While the “No” vote doesn’t necessarily translate into an immediate Greek exit from the euro, it does substantially raise the odds that one will occur. At the very least, this outcome will lead to a prolonged period of chaos, as European officials try to salvage the situation amid continued negotiations. And a prolonged crisis risks putting the brakes on a recovery in European credit growth, slowing the region’s recovery.
Market Realist – A Grexit could derail the European economic recovery.
Before the Greek (GREK) saga escalated, Europe (FEZ)(IEV) was actually in the midst of an economic turnaround. Economic data were beating expectations. As you can see in the graph above, inflation had turned positive in May, at 0.3%. In June, the inflation rate stood at 0.2%. The European economy (EZU)(VGK) has been showing signs of green shoots, thanks to the weak euro, which supported exports, and low borrowing costs.
However, the situation in Greece could potentially uproot any economic green shoots. Firstly, there’s the fear of contagion, with a collapse in Greece causing ripple effects.

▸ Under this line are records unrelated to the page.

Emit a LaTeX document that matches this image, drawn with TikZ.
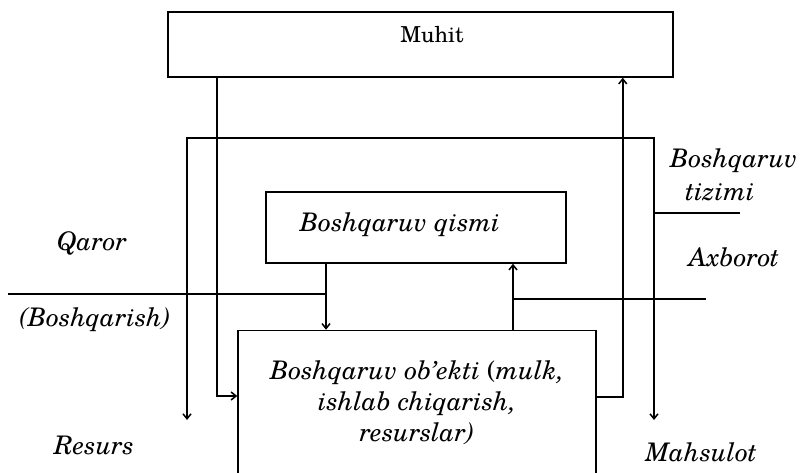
\documentclass[tikz,border=0pt]{standalone}
\usepackage{fontspec}
\setmainfont{TeX Gyre Schola}
\usetikzlibrary{arrows.meta}
\newcommand{\lblfont}{\fontsize{25.6}{31}\selectfont\itshape}
\newcommand{\muhitfont}{\fontsize{22}{26}\selectfont}
\begin{document}
\begin{tikzpicture}[x=1pt,y=-1pt,line width=1.5pt,
  box/.style={draw,inner sep=0pt},
  lbl/.style={font=\lblfont,inner sep=0pt,align=center},
  arr/.style={-{Straight Barb[length=5pt,width=8pt]}},
  darr/.style={{Straight Barb[length=5pt,width=8pt]}-{Straight Barb[length=5pt,width=8pt]}}]
\clip (0,0) rectangle (801,473);
\fill[white] (0,0) rectangle (801,473);
% boxes
\node[box,minimum width=505pt,minimum height=65pt] (muhit) at (420.5,44.5) {};
\node[inner sep=0pt,font=\muhitfont,anchor=base] (muhittxt) at (432,43) {Muhit};
\node[box,minimum width=300pt,minimum height=71pt] (qismi) at (416,227.5) {};
\node[lbl] (qismitxt) at (400,225) {Boshqaruv qismi};
\node[box,minimum width=358pt,minimum height=145pt,lbl] (obj) at (417,403) {Boshqaruv ob'ekti {\upshape(}mulk,\\ishlab chiqarish,\\resurslar)};
% Boshqaruv tizimi frame
\coordinate (rtip) at (187,420);
\coordinate (tl) at (187,138);
\coordinate (tr) at (654,138);
\coordinate (mtip) at (654,420);
\draw[darr] (rtip) -- (tl) -- (tr) -- (mtip);
\coordinate (tk1) at (654,213);
\coordinate (tk2) at (740,213);
\draw (tk1) -- (tk2);
% Muhit -> object
\draw[arr] ([xshift=49.5pt]muhit.south west) |- ([yshift=7pt]obj.west);
% object -> Muhit
\draw[arr] ([yshift=6pt]obj.east) -| ([xshift=-51pt]muhit.south east);
% Qaror
\draw[arr] ([xshift=-90pt]qismi.south) -- ([xshift=-91pt]obj.north);
\coordinate (qin) at (8,294);
\coordinate (qj) at (326,294);
\draw (qin) -- (qj);
% Axborot
\draw[arr] ([xshift=96pt]obj.north) -- ([xshift=97pt]qismi.south);
\coordinate (aj) at (513,299);
\coordinate (aout) at (706,299);
\draw (aj) -- (aout);
% labels
\node[lbl] (qaror) at (92,243) {Qaror};
\node[lbl] (boshq) at (95,320) {(Boshqarish)};
\node[lbl] (resurs) at (94,445) {Resurs};
\node[lbl] (tiz1) at (734,161) {Boshqaruv};
\node[lbl] (tiz2) at (720,192) {tizimi};
\node[lbl] (axb) at (734,257) {Axborot};
\node[lbl] (mahs) at (701,452) {Mahsulot};
\end{tikzpicture}
\end{document}
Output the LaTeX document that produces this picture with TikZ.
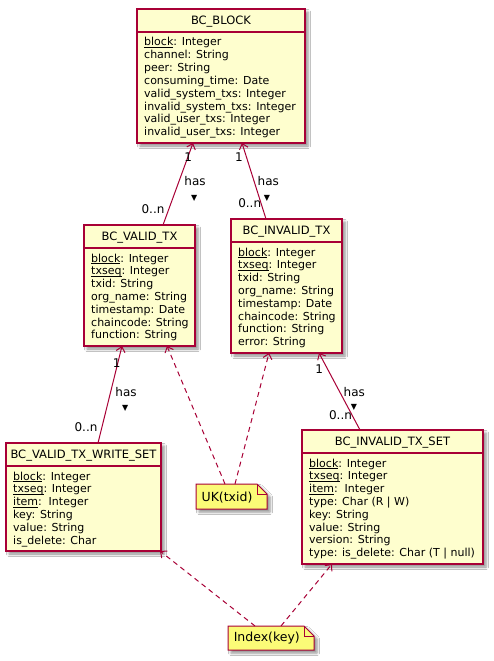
\documentclass[tikz,border=0pt]{standalone}
\usepackage{fontspec}
\setmainfont{DejaVu Sans}
\usetikzlibrary{arrows.meta,calc,shadows.blur}
\definecolor{pborder}{HTML}{A80036}
\definecolor{pfill}{HTML}{FEFECE}
\definecolor{pnote}{HTML}{FBFB77}
\newcommand\ulx[1]{\setbox0\hbox{#1}\rlap{\rule[-1.5pt]{\wd0}{0.6pt}}\box0}
\tikzset{
  clsbox/.style={draw=pborder, fill=pfill, line width=1.3pt, inner sep=0pt, outer sep=0pt, anchor=north west,
    blur shadow={shadow xshift=3pt, shadow yshift=-3pt, shadow blur radius=2.5pt, shadow opacity=45}},
  clsline/.style={draw=pborder, line width=1.3pt},
  ttl/.style={font=\fontsize{11.5pt}{14pt}\selectfont, inner sep=0pt, anchor=base},
  attr/.style={font=\fontsize{11pt}{13pt}\selectfont, inner sep=0pt, anchor=base west},
  lbl/.style={font=\fontsize{12pt}{14pt}\selectfont, inner sep=0pt},
  tri/.style={font=\fontsize{8pt}{10pt}\selectfont, inner sep=0pt},
  rel/.style={draw=pborder, line width=1pt, -{Straight Barb[length=5pt,width=9pt]}},
  dep/.style={rel, dash pattern=on 5pt off 4pt},
  notebox/.style={inner sep=0pt, outer sep=0pt, anchor=north west},
  notepath/.style={draw=pborder, fill=pnote, line width=1pt,
    blur shadow={shadow xshift=3pt, shadow yshift=-3pt, shadow blur radius=2.5pt, shadow opacity=45}},
  notefold/.style={draw=pborder, line width=1pt},
  notetxt/.style={font=\fontsize{12.5pt}{15pt}\selectfont, inner sep=0pt},
}
\begin{document}
\begin{tikzpicture}[x=1pt,y=-1pt]
\useasboundingbox[fill=white] (0,0) rectangle (493,661);

% ---------- BC_BLOCK ----------
\node[clsbox, minimum width=168pt, minimum height=134pt] (blk) at (137,9) {};
\node[ttl] (blkt) at ([yshift=-15.5pt]blk.north) {BC\_BLOCK};
\draw[clsline] ([yshift=-23pt]blk.north west) -- ([yshift=-23pt]blk.north east);
\foreach \t [count=\i from 0] in {{\ulx{block}: Integer},{channel: String},{peer: String},{consuming\_time: Date},{valid\_system\_txs: Integer},{invalid\_system\_txs: Integer},{valid\_user\_txs: Integer},{invalid\_user\_txs: Integer}}
  \node[attr] (blk-a\i) at ([shift={(7pt,-37pt-12.8pt*\i)}]blk.north west) {\t};

% ---------- BC_VALID_TX ----------
\node[clsbox, minimum width=111pt, minimum height=121pt] (vtx) at (84,225) {};
\node[ttl] (vtxt) at ([yshift=-15.5pt]vtx.north) {BC\_VALID\_TX};
\draw[clsline] ([yshift=-23pt]vtx.north west) -- ([yshift=-23pt]vtx.north east);
\foreach \t [count=\i from 0] in {{\ulx{block}: Integer},{\ulx{txseq}: Integer},{txid: String},{org\_name: String},{timestamp: Date},{chaincode: String},{function: String}}
  \node[attr] (vtx-a\i) at ([shift={(7pt,-37pt-12.8pt*\i)}]vtx.north west) {\t};

% ---------- BC_INVALID_TX ----------
\node[clsbox, minimum width=111pt, minimum height=134pt] (itx) at (231,219) {};
\node[ttl] (itxt) at ([yshift=-15.5pt]itx.north) {BC\_INVALID\_TX};
\draw[clsline] ([yshift=-23pt]itx.north west) -- ([yshift=-23pt]itx.north east);
\foreach \t [count=\i from 0] in {{\ulx{block}: Integer},{\ulx{txseq}: Integer},{txid: String},{org\_name: String},{timestamp: Date},{chaincode: String},{function: String},{error: String}}
  \node[attr] (itx-a\i) at ([shift={(7pt,-37pt-12.8pt*\i)}]itx.north west) {\t};

% ---------- BC_VALID_TX_WRITE_SET ----------
\node[clsbox, minimum width=155pt, minimum height=108pt] (ws) at (6,443) {};
\node[ttl] (wst) at ([yshift=-15.5pt]ws.north) {BC\_VALID\_TX\_WRITE\_SET};
\draw[clsline] ([yshift=-23pt]ws.north west) -- ([yshift=-23pt]ws.north east);
\foreach \t [count=\i from 0] in {{\ulx{block}: Integer},{\ulx{txseq}: Integer},{\ulx{item}:\ \ Integer},{key: String},{value: String},{is\_delete: Char}}
  \node[attr] (ws-a\i) at ([shift={(7pt,-37pt-12.8pt*\i)}]ws.north west) {\t};

% ---------- BC_INVALID_TX_SET ----------
\node[clsbox, minimum width=181pt, minimum height=134pt] (its) at (302,430) {};
\node[ttl] (itst) at ([yshift=-15.5pt]its.north) {BC\_INVALID\_TX\_SET};
\draw[clsline] ([yshift=-23pt]its.north west) -- ([yshift=-23pt]its.north east);
\foreach \t [count=\i from 0] in {{\ulx{block}: Integer},{\ulx{txseq}: Integer},{\ulx{item}:\ \ Integer},{type: Char (R | W)},{key: String},{value: String},{version: String},{type: is\_delete: Char (T | null)}}
  \node[attr] (its-a\i) at ([shift={(7pt,-37pt-12.8pt*\i)}]its.north west) {\t};

% ---------- Notes ----------
\node[notebox, minimum width=71pt, minimum height=25pt] (uk) at (196,484) {};
\path[notepath] (uk.north west) -- ([xshift=-10pt]uk.north east) -- ([yshift=-10pt]uk.north east) -- (uk.south east) -- (uk.south west) -- cycle;
\draw[notefold] ([xshift=-10pt]uk.north east) -- ([shift={(-10pt,-10pt)}]uk.north east) -- ([yshift=-10pt]uk.north east);
\node[notetxt] (ukt) at ([shift={(-4.5pt,-1pt)}]uk.center) {UK(txid)};

\node[notebox, minimum width=86pt, minimum height=24pt] (idx) at (228,626) {};
\path[notepath] (idx.north west) -- ([xshift=-10pt]idx.north east) -- ([yshift=-10pt]idx.north east) -- (idx.south east) -- (idx.south west) -- cycle;
\draw[notefold] ([xshift=-10pt]idx.north east) -- ([shift={(-10pt,-10pt)}]idx.north east) -- ([yshift=-10pt]idx.north east);
\node[notetxt] (idxt) at ([shift={(-4.2pt,-0.5pt)}]idx.center) {Index(key)};

% ---------- Relations ----------
\draw[rel] ([xshift=23.5pt]vtx.north) -- ([xshift=-28pt]blk.south);
\draw[rel] ([xshift=-20.5pt]itx.north) -- ([xshift=21pt]blk.south);
\draw[rel] ([xshift=14.5pt]ws.north) -- ([xshift=-17.5pt]vtx.south);
\draw[rel] ([xshift=-32.5pt]its.north) -- ([xshift=32.5pt]itx.south);

\draw[dep] ([xshift=-6.5pt]uk.north) -- ([xshift=27.5pt]vtx.south);
\draw[dep] ([xshift=3.5pt]uk.north) -- ([xshift=-17.5pt]itx.south);
\draw[dep] ([xshift=-16pt]idx.north) -- ([xshift=76.5pt]ws.south);
\draw[dep] ([xshift=10pt]idx.north) -- ([xshift=-60.5pt]its.south);

% ---------- Labels ----------
\node[lbl] (l1a) at (188.3,157.3) {1};
\node[lbl] (l1b) at (153,209.3) {0..n};
\node[lbl] (l1c) at (195,180.7) {has};
\node[tri] (l1d) at (194.3,198) {▼};

\node[lbl] (l2a) at (239,157.3) {1};
\node[lbl] (l2b) at (249.7,203.3) {0..n};
\node[lbl] (l2c) at (268.3,180.7) {has};
\node[tri] (l2d) at (267,198) {▼};

\node[lbl] (l3a) at (116.7,362.7) {1};
\node[lbl] (l3b) at (86,427.3) {0..n};
\node[lbl] (l3c) at (126,391.7) {has};
\node[tri] (l3d) at (125.3,408.3) {▼};

\node[lbl] (l4a) at (319.3,369.3) {1};
\node[lbl] (l4b) at (340.5,415) {0..n};
\node[lbl] (l4c) at (354.3,391.7) {has};
\node[tri] (l4d) at (354,407) {▼};
\end{tikzpicture}
\end{document}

Secondly, the drama could dent the psyche of European consumers and businesses, leading to weak growth. As you can see from the graph above, the Eurozone Zew Economic Sentiment Index fell from 61.2 in May to 53.7 in June.
Repercussions of a Grexit
Greece’s exit from the Eurozone (or “Grexit”), if it does happen, could have serious consequences. As we discussed earlier in this series, Greece’s exit could prompt Portugal (PGAL), Spain (EWP), and Italy (EWI) to follow suit. Syriza might become an example for anti-austerity parties in these countries. Greece will have to transition from the euro to the drachma, which would nosedive without the backing of the Eurozone, causing high inflation. Also, a Grexit could lead to a further flight of capital from the economy, leading to a severe strain on liquidity.